Jusque avant la crise, il y avait 7,4 millions de chômeurs aux USA (3,6 % de la population active). Ce chiffre a déjà doublé en deux semaines et pourrait monter jusqu’à 32 % de la population active selon les prévisions les plus pessimistes des grandes banques américaines, avec 47 millions de nouveaux chômeurs. Une prévision non moins pessimiste de l’ex-présidente des gouverneurs de la Réserve fédérale des USA, Janet Yellen, fait état d’un chômage à 13 % de la population active – au minimum – et d’une contraction de l’économie américaine de 30 % au second trimestre.
Robert Frick, économiste à la Navy Federal Credit Union, prévoit quant à lui un pic du chômage à 20 % – pas très loin des 25 % lors de la Grande dépression en 1929. Et Goldman Sachs prévoit désormais une chute du PIB de 4 % au premier trimestre et de 14 % au second, avec un rebond ensuite – le total en 2020 serait de -1,5 % sur l’année, ce en supposant que la croissance rebondira et que l’État comme la Réserve fédérale noieront l’économie de liquidités en faisant tourner la planche à billets.
Les analystes de la Bank of America tablent, eux, sur un déclin cumulé du PIB de 10,4 % sur 2020 et une reprise de la croissance qu’au quatrième trimestre – le moment précis où pourrait arriver la seconde vague de l’épidémie. Morgan Stanley prévoit une baisse du PIB de 3,4 % au premier trimestre et de 38 % au second, avec un rebond dans la seconde moitié de l’année – et une baisse totale du PIB de 5,5 % cette année.

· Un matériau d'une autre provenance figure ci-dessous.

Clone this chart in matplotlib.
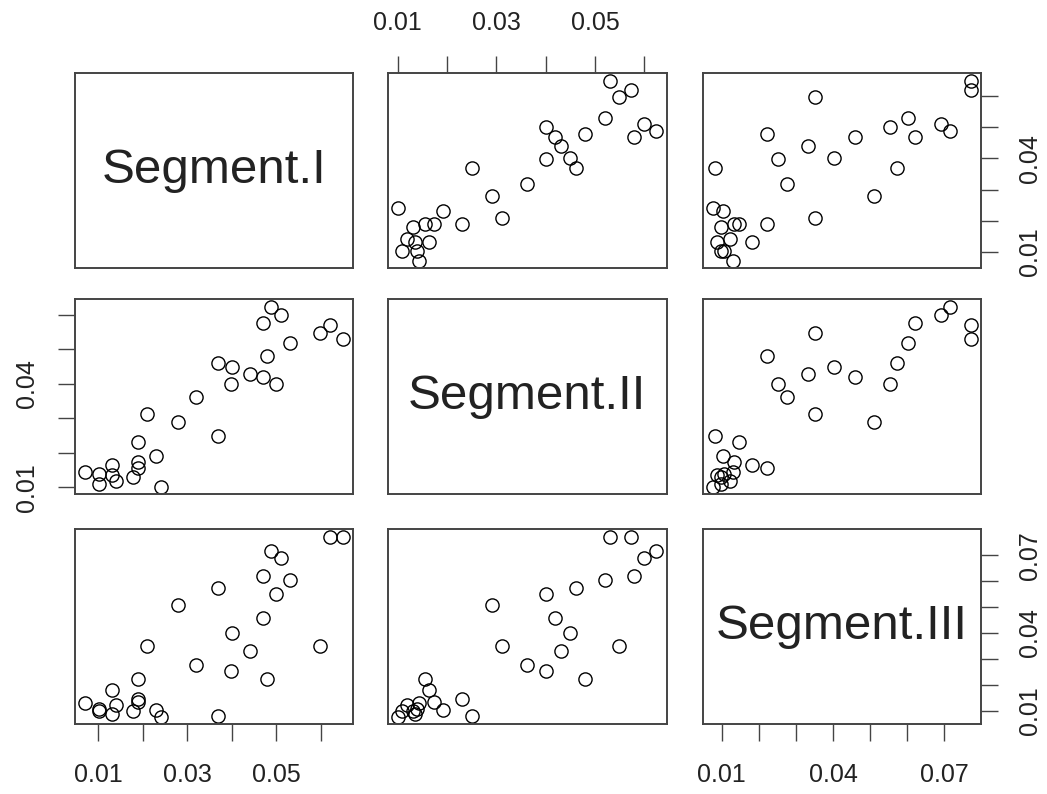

Dans le Canada voisin, les mêmes raisons engendrent les mêmes résultats : fin mars, 929 000 personnes, soit 5 % de la population active, ont demandé en une semaine à bénéficier des allocations chômage. Ce 28 mars 2020, le journal québécois La Presse estimait que la décroissance pourrait atteindre 5,1 % d’après des documents budgétaires canadiens. Avant la crise, le PIB a augmenté de 1,9 % en 2019 et devait encore augmenter de 1,5 % en 2020, cette estimation ayant été revue à la baisse début mars. Le déficit lui, devrait augmenter de 90 milliards de dollars canadiens et être porté à 112,7 milliards, soit 5,2 % du PIB.